There has been no trial of the cause of action on the merits. The appeal is from the order granting the temporary injunction and not from the ruling on the plea in abatement, and hence the latter ruling will be considered only in so far as it prejudiced appellant's right, if any, to defeat the application for a temporary injunction. 1 Tex.Jur. 189, § 138; Gulf B. V. R. Co. v. Weddington,
The suit in Dallas county did not involve the Land Bank's right to sell the land under the powers given in the deed of trust. The pleadings in that suit assert no such right.

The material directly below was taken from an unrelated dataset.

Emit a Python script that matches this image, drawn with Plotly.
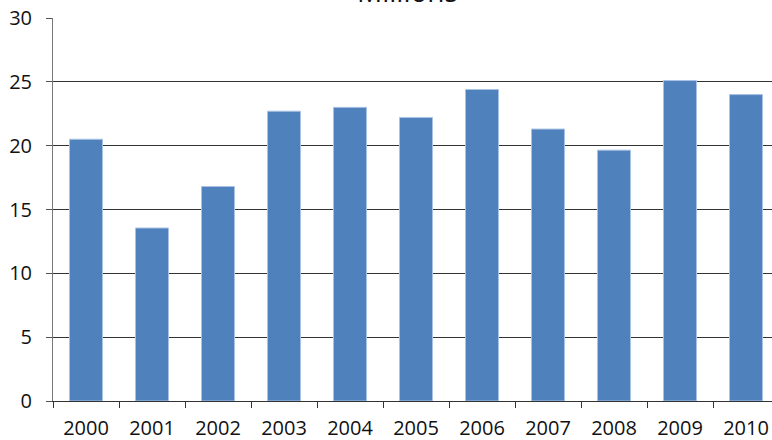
import plotly.graph_objects as go

years = ["2000", "2001", "2002", "2003", "2004", "2005", "2006", "2007", "2008", "2009", "2010"]
values = [20.5, 13.55, 16.8, 22.7, 23.0, 22.2, 24.4, 21.3, 19.65, 25.1, 24.0]
y_ticks = [0, 5, 10, 15, 20, 25, 30]
title_text = "Millions"

fig = go.Figure()
fig.add_trace(go.Bar(
    x=years, y=values, width=0.5,
    marker=dict(color="#4F81BD", line=dict(color="#A9C2E2", width=1)),
))

W, H = 772, 440
ml, mr, mt, mb = 53, 0, 18, 39
fig.update_layout(
    width=W, height=H,
    margin=dict(l=ml, r=mr, t=mt, b=mb, pad=0),
    plot_bgcolor="white", paper_bgcolor="white",
    showlegend=False,
    font=dict(family="Open Sans", size=20, color="#111111"),
    bargap=0.5,
)
fig.update_xaxes(
    type="category", range=[-0.5, 10.394],
    showline=True, linecolor="#333333", linewidth=1,
    ticks="outside", tickson="boundaries", ticklen=6, tickcolor="#333333",
    showgrid=False, ticklabelstandoff=9,
)
fig.update_yaxes(
    range=[0, 30], tickvals=y_ticks,
    showline=True, linecolor="#777777", linewidth=1,
    ticks="outside", ticklen=6, tickcolor="#555555",
    showgrid=True, gridcolor="#333333", gridwidth=1,
    zeroline=False, ticklabelstandoff=10,
)
fig.add_annotation(
    text=title_text, xref="paper", yref="paper",
    x=(407 - ml) / (W - ml - mr), y=1 + (mt - 5) / (H - mt - mb),
    xanchor="center", yanchor="bottom", showarrow=False,
    font=dict(family="Open Sans", size=28, color="#111111"),
    yshift=-7,
)
fig.write_html("out.html")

The order appealed from in the case before us expressly provides that it shall not prevent a judicial sale in satisfaction of the debt. Therefore the judgment appealed from temporarily restraining a sale under said deed of trust in no wise interfered with the jurisdiction of the district court of Dallas county to enter judgment for the debt and to foreclose said lien through judicial sale as prayed for in the suit pending in Dallas county. Houston Oil Co. v. Village Mills Co.,
Moreover, appellant by filing suit in the district court of Dallas county for its debt and to foreclose its lien on the land in question waived its right, at least so long as that suit is pending in court, to sell the same under the powers given in the deed of trust. Gandy v. Cameron State Bank (Tex.Civ.App.)